Aim: Repeat exactly the lines from the start of the material below up to and including the "yticks = [0, 10, 20, 30, 40, 50]" line.

_ _ _

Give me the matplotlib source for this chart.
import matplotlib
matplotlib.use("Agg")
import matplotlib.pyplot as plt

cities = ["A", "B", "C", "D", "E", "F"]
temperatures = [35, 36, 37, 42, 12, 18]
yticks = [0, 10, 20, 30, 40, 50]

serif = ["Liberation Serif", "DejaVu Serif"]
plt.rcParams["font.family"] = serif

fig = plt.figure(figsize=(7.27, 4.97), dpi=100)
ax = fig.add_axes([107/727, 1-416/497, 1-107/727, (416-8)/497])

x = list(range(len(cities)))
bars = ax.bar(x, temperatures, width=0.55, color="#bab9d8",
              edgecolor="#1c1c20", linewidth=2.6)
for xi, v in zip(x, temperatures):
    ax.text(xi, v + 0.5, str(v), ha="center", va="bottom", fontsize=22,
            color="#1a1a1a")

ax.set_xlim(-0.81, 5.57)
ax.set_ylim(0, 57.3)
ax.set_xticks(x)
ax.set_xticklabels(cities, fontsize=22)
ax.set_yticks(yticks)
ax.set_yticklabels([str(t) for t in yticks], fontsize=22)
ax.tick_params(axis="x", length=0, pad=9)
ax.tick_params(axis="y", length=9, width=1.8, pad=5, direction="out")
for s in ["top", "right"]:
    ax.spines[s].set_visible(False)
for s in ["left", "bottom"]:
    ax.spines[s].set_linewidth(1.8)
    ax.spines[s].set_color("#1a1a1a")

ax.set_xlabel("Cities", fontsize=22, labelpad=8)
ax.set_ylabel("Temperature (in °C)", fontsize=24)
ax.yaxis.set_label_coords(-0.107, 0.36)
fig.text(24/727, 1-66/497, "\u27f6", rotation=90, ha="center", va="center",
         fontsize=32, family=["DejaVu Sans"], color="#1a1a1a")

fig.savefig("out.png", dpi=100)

_ _ _

Solution:
Give me the matplotlib source for this chart.
import matplotlib
matplotlib.use("Agg")
import matplotlib.pyplot as plt

cities = ["A", "B", "C", "D", "E", "F"]
temperatures = [35, 36, 37, 42, 12, 18]
yticks = [0, 10, 20, 30, 40, 50]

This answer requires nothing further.